The main structural problem with the example abstract is that it doesn’t actually make an argument for why the talk is interesting or worth attending; instead, it focuses on emphasizing the problems faced by abstract writers and ends with a cliffhanger. (The cliffhanger strategy not only adds no additional content, it is also especially risky.) A surprising number of abstracts, even accepted ones, suffer because they focus on only one or two of an abstract’s responsibilities, but it is possible to set your abstract up for success by starting from a structure that is designed to cover all of the abstract’s responsibilities.

In 1993, Kent Beck appeared on a panel on how to get a paper accepted at OOPSLA. OOPSLA (now called SPLASH) was an academic conference on research and development related to object-oriented programming languages, systems and environments to support object-oriented programming, and applications developed using these technologies. This is a particularly broad mandate, and because OOPSLA attracted so many papers on a wide range of topics, it had an extremely low acceptance rate. (This is probably why they held a panel on getting papers accepted, but it also makes OOPSLA a good analogy for contemporary practice-focused technical conferences that often cross several areas of specialization, e.g., data processing, distributed computing, and machine learning.)

Beck’s advice is worth reading even if you aren’t writing an academic conference paper. In particular, he suggests that you start by identifying a single “startling sentence” that summarizes your work and can grab the attention of the program committee. From there, Beck advises that you adopt the following four-sentence model to structure your abstract:

  1. The first sentence is the problem you’re trying to solve,
  2. The second sentence provides context for the problem or explains its impact,
  3. The third sentence is the “startling sentence” that is the key insight or contribution of your work, and
  4. The fourth sentence shows how the key contribution of your work affects the problem.
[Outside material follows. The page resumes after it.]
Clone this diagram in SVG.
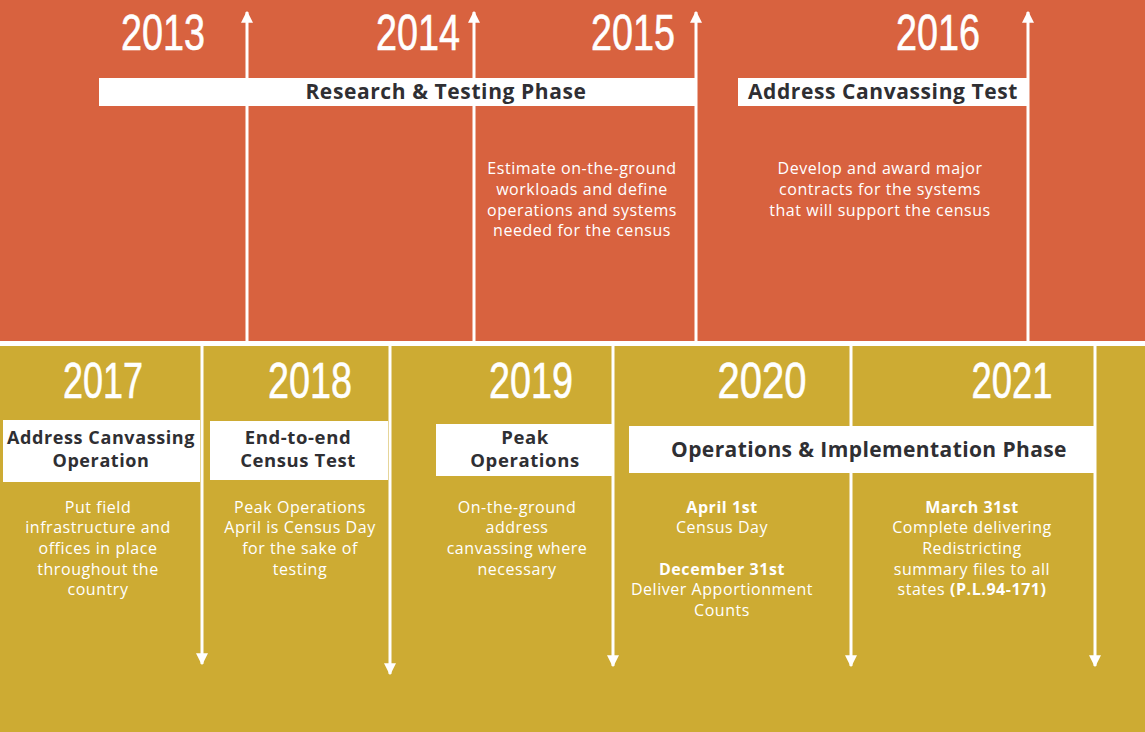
<svg xmlns="http://www.w3.org/2000/svg" width="1145" height="732" viewBox="0 0 1145 732">
<defs>
<style>
.year{font-family:"Liberation Sans",Arial,sans-serif;font-size:50px;fill:#fff;stroke:#fff;stroke-width:0.6px;text-anchor:middle}
.bar{fill:#fff}
.hd{font-family:"Open Sans","Liberation Sans",sans-serif;font-weight:700;fill:#2f2f33;text-anchor:middle;letter-spacing:0.6px}
.desc{font-family:"Open Sans","Liberation Sans",sans-serif;font-size:16px;fill:#fff;text-anchor:middle;letter-spacing:0.55px}
.b{font-weight:700}
.ln{stroke:#fff;stroke-width:3;fill:none}
</style>
<marker id="ah" viewBox="0 0 10 10" refX="9" refY="5" markerWidth="4" markerHeight="4" orient="auto" markerUnits="strokeWidth">
<path d="M0,0 L10,5 L0,10 z" fill="#fff"/>
</marker>
</defs>
<rect x="0" y="0" width="1145" height="341" fill="#D8623F"/>
<rect x="0" y="341" width="1145" height="5" fill="#fff"/>
<rect x="0" y="346" width="1145" height="386" fill="#CDAB33"/>

<g id="connectors">
<line class="ln" x1="247" y1="341" x2="247" y2="12" marker-end="url(#ah)"/>
<line class="ln" x1="474" y1="341" x2="474" y2="12" marker-end="url(#ah)"/>
<line class="ln" x1="696" y1="341" x2="696" y2="12" marker-end="url(#ah)"/>
<line class="ln" x1="1028" y1="341" x2="1028" y2="12" marker-end="url(#ah)"/>
<line class="ln" x1="202" y1="345" x2="202" y2="664" marker-end="url(#ah)"/>
<line class="ln" x1="390" y1="345" x2="390" y2="674" marker-end="url(#ah)"/>
<line class="ln" x1="613" y1="345" x2="613" y2="666" marker-end="url(#ah)"/>
<line class="ln" x1="851" y1="345" x2="851" y2="666" marker-end="url(#ah)"/>
<line class="ln" x1="1095" y1="345" x2="1095" y2="666" marker-end="url(#ah)"/>
</g>

<g id="y2013"><text class="year" x="163" y="50" textLength="84" lengthAdjust="spacingAndGlyphs">2013</text></g>
<g id="y2014"><text class="year" x="418" y="50" textLength="84" lengthAdjust="spacingAndGlyphs">2014</text></g>
<g id="y2015"><text class="year" x="633" y="50" textLength="84" lengthAdjust="spacingAndGlyphs">2015</text></g>
<g id="y2016"><text class="year" x="938" y="50" textLength="84" lengthAdjust="spacingAndGlyphs">2016</text></g>

<g id="research-phase">
<rect class="bar" x="99" y="78" width="597" height="28"/>
<text class="hd" x="446" y="99" font-size="21">Research &amp; Testing Phase</text>
</g>
<g id="address-canvassing-test">
<rect class="bar" x="738" y="78" width="289" height="28"/>
<text class="hd" x="883" y="99" font-size="21">Address Canvassing Test</text>
</g>
<g id="desc2015">
<text class="desc" x="582" y="174">Estimate on-the-ground</text>
<text class="desc" x="582" y="195">workloads and define</text>
<text class="desc" x="582" y="216">operations and systems</text>
<text class="desc" x="582" y="236">needed for the census</text>
</g>
<g id="desc2016">
<text class="desc" x="880" y="174">Develop and award major</text>
<text class="desc" x="880" y="195">contracts for the systems</text>
<text class="desc" x="880" y="216">that will support the census</text>
</g>

<g id="y2017"><text class="year" x="103" y="398" textLength="80" lengthAdjust="spacingAndGlyphs">2017</text></g>
<g id="y2018"><text class="year" x="310" y="398" textLength="84" lengthAdjust="spacingAndGlyphs">2018</text></g>
<g id="y2019"><text class="year" x="531" y="398" textLength="84" lengthAdjust="spacingAndGlyphs">2019</text></g>
<g id="y2020"><text class="year" x="762" y="398" textLength="89" lengthAdjust="spacingAndGlyphs">2020</text></g>
<g id="y2021"><text class="year" x="1012" y="398" textLength="81" lengthAdjust="spacingAndGlyphs">2021</text></g>

<g id="acop">
<rect class="bar" x="3" y="420" width="197" height="62"/>
<text class="hd" x="101" y="444" font-size="18">Address Canvassing</text>
<text class="hd" x="101" y="467" font-size="18">Operation</text>
</g>
<g id="e2e">
<rect class="bar" x="210" y="421" width="178" height="59"/>
<text class="hd" x="298" y="444" font-size="18.5">End-to-end</text>
<text class="hd" x="298" y="467" font-size="18.5">Census Test</text>
</g>
<g id="peak">
<rect class="bar" x="436" y="424" width="176" height="52"/>
<text class="hd" x="525" y="444" font-size="18.5">Peak</text>
<text class="hd" x="525" y="467" font-size="18.5">Operations</text>
</g>
<g id="ops-phase">
<rect class="bar" x="629" y="426" width="466" height="47"/>
<text class="hd" x="869" y="457" font-size="21" style="letter-spacing:0.4px">Operations &amp; Implementation Phase</text>
</g>

<g id="desc2017">
<text class="desc" x="98" y="513">Put field</text>
<text class="desc" x="98" y="533">infrastructure and</text>
<text class="desc" x="98" y="554">offices in place</text>
<text class="desc" x="98" y="575">throughout the</text>
<text class="desc" x="98" y="595">country</text>
</g>
<g id="desc2018">
<text class="desc" x="300" y="513">Peak Operations</text>
<text class="desc" x="300" y="533">April is Census Day</text>
<text class="desc" x="300" y="554">for the sake of</text>
<text class="desc" x="300" y="575">testing</text>
</g>
<g id="desc2019">
<text class="desc" x="517" y="513">On-the-ground</text>
<text class="desc" x="517" y="533">address</text>
<text class="desc" x="517" y="554">canvassing where</text>
<text class="desc" x="517" y="575">necessary</text>
</g>
<g id="desc2020">
<text class="desc b" x="722" y="513">April 1st</text>
<text class="desc" x="722" y="533">Census Day</text>
<text class="desc b" x="722" y="575">December 31st</text>
<text class="desc" x="722" y="595">Deliver Apportionment</text>
<text class="desc" x="722" y="616">Counts</text>
</g>
<g id="desc2021">
<text class="desc b" x="972" y="513">March 31st</text>
<text class="desc" x="972" y="533">Complete delivering</text>
<text class="desc" x="972" y="554">Redistricting</text>
<text class="desc" x="972" y="575">summary files to all</text>
<text class="desc" x="972" y="595">states <tspan class="b">(P.L.94-171)</tspan></text>
</g>
</svg>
I’ve used this template in almost every abstract I’ve written for many years, although I sometimes devote more than a single sentence to each step. It has successfully helped me refine abstracts for both industry conference talks and academic papers, and it more or less ensures that each abstract accomplishes what it needs to. (If you’re writing a talk abstract, as opposed to a paper abstract, it’s sometimes also a good idea to add a sentence or two covering what the audience should expect to take away from your talk and why you’re qualified to give it.) If I am sure to consider my audience — first, an overworked program committee member, and second, a jetlagged and overstimulated conference attendee — I am far more likely to explain things clearly and eschew jargon. As a bonus, starting from a fairly rigid structure frees me from wasting time worrying about how best to arrange my prose.

If we avoid jargon and start from Beck’s structure, we can transform the mediocre example abstract from the beginning of this post into something far more effective:

Contemporary multiple-track industry conferences attract speakers and attendees who specialize in distinct but related parts of the practice. Since many authors adopt ineffective patterns from other technical abstracts they’ve read, they may unwittingly submit talk proposals that are at best rhetorically impotent and at worst nonsensical to people who don’t share their specialization. By starting from a simple template, prospective speakers can dramatically improve their chances of being understood, accepted, and attended, while also streamlining the abstract-writing process. Excellent abstracts benefit the entire community, because more people will be motivated to learn about interesting work that is outside of their immediate area of expertise. In this talk, delivered by someone who has delivered many talks without any serious train wrecks and has also helped other people get talks accepted, you’ll learn a straightforward technique for designing abstracts that communicate effectively to a general audience, sell your talk to the program committee, and motivate your peers to attend your talk.